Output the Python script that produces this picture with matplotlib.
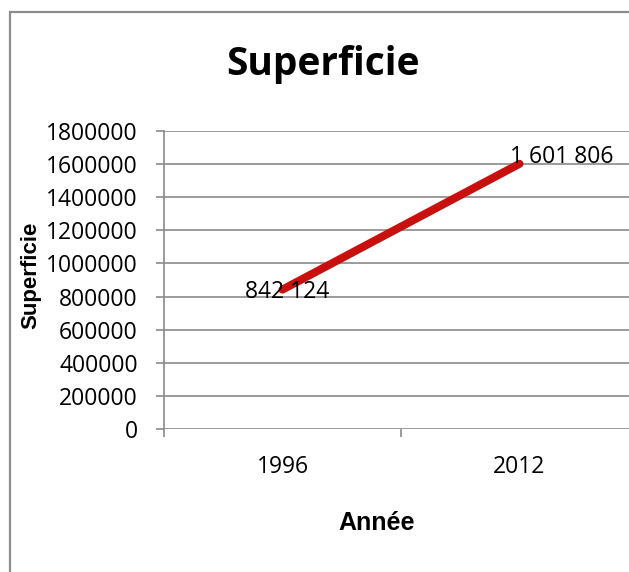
import matplotlib
matplotlib.use("Agg")
import matplotlib.pyplot as plt
from matplotlib.patches import Rectangle
import numpy as np

# Surface per year
annees = ['1996', '2012']
superficie = [842124, 1601806]
y_ticks = list(range(0, 1800001, 200000))

titre = 'Superficie'
x_titre = 'Année'
y_titre = 'Superficie'

W, H, DPI = 629, 572, 100
LINE_RED = '#C8100F'
GRID_GRAY = '#8A8A8A'


def fx(px):
    return px / W


def fy(py):
    return 1 - py / H


def fmt_fr(v):
    # French thousands separator (space)
    return f"{v:,}".replace(',', ' ')


fig = plt.figure(figsize=(W / DPI, H / DPI), dpi=DPI)
fig.patch.set_facecolor('white')

# chart frame, cut off on the right and bottom
fig.patches.append(Rectangle((fx(10), -0.2), 1.2, fy(12) + 0.2,
                             transform=fig.transFigure, fill=False,
                             edgecolor='#8C8C8C', linewidth=1.6))

# plot area runs past the right edge of the figure
ax = fig.add_axes([fx(164), fy(429), fx(638) - fx(164), fy(131) - fy(429)])
ax.set_facecolor('none')

x = np.arange(len(annees)) + 0.5
ax.plot(x, superficie, color=LINE_RED, linewidth=5.8,
        solid_capstyle='round', zorder=3)

ax.set_xlim(0, len(annees))
ax.set_ylim(0, 1800000)

for s in ['top', 'right', 'bottom']:
    ax.spines[s].set_visible(False)
ax.spines['left'].set_color(GRID_GRAY)
ax.spines['left'].set_linewidth(1.2)

ax.set_yticks(y_ticks)
ax.set_yticklabels([str(v) for v in y_ticks], fontfamily='Open Sans', fontsize=16.5)
ax.tick_params(axis='y', length=5.8, width=1.2, color=GRID_GRAY, pad=13)
ax.yaxis.grid(True, color=GRID_GRAY, linewidth=1.2)
ax.set_axisbelow(True)

# category boundaries carry the ticks, centers carry the labels
ax.set_xticks(np.arange(len(annees) + 1))
ax.set_xticklabels([])
ax.tick_params(axis='x', which='major', length=5.8, width=1.2, color=GRID_GRAY)
ax.set_xticks(x, minor=True)
ax.set_xticklabels(annees, minor=True, fontfamily='Open Sans', fontsize=16.5)
ax.tick_params(axis='x', which='minor', length=0, pad=18.5)

# value labels
ax.annotate(fmt_fr(superficie[0]), (x[0], superficie[0]), xytext=(3, -5.8),
            textcoords='offset points', ha='center', va='baseline',
            fontfamily='Open Sans', fontsize=16.5, zorder=4)
ax.annotate(fmt_fr(superficie[1]), (x[1], superficie[1]), xytext=(-6.5, 0.7),
            textcoords='offset points', ha='left', va='baseline',
            fontfamily='Open Sans', fontsize=16.5, zorder=4, annotation_clip=False)

fig.text(fx(323), fy(75), titre, ha='center', va='baseline',
         fontfamily='Open Sans', fontweight='bold', fontsize=28)
fig.text(fx(377), fy(530), x_titre, ha='center', va='baseline',
         fontfamily='Liberation Sans', fontweight='bold', fontsize=18)
fig.text(fx(30.5), fy(275), y_titre, ha='center', va='center', rotation=90,
         fontfamily='Liberation Sans', fontweight='bold', fontsize=16)

fig.savefig('out.png', dpi=DPI)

#####

• TASK:
Pull out each line holding the string "matplotlib".

• ANSWER TO THE PROBLEM:
Output the Python script that produces this picture with matplotlib.
import matplotlib
matplotlib.use("Agg")
import matplotlib.pyplot as plt
from matplotlib.patches import Rectangle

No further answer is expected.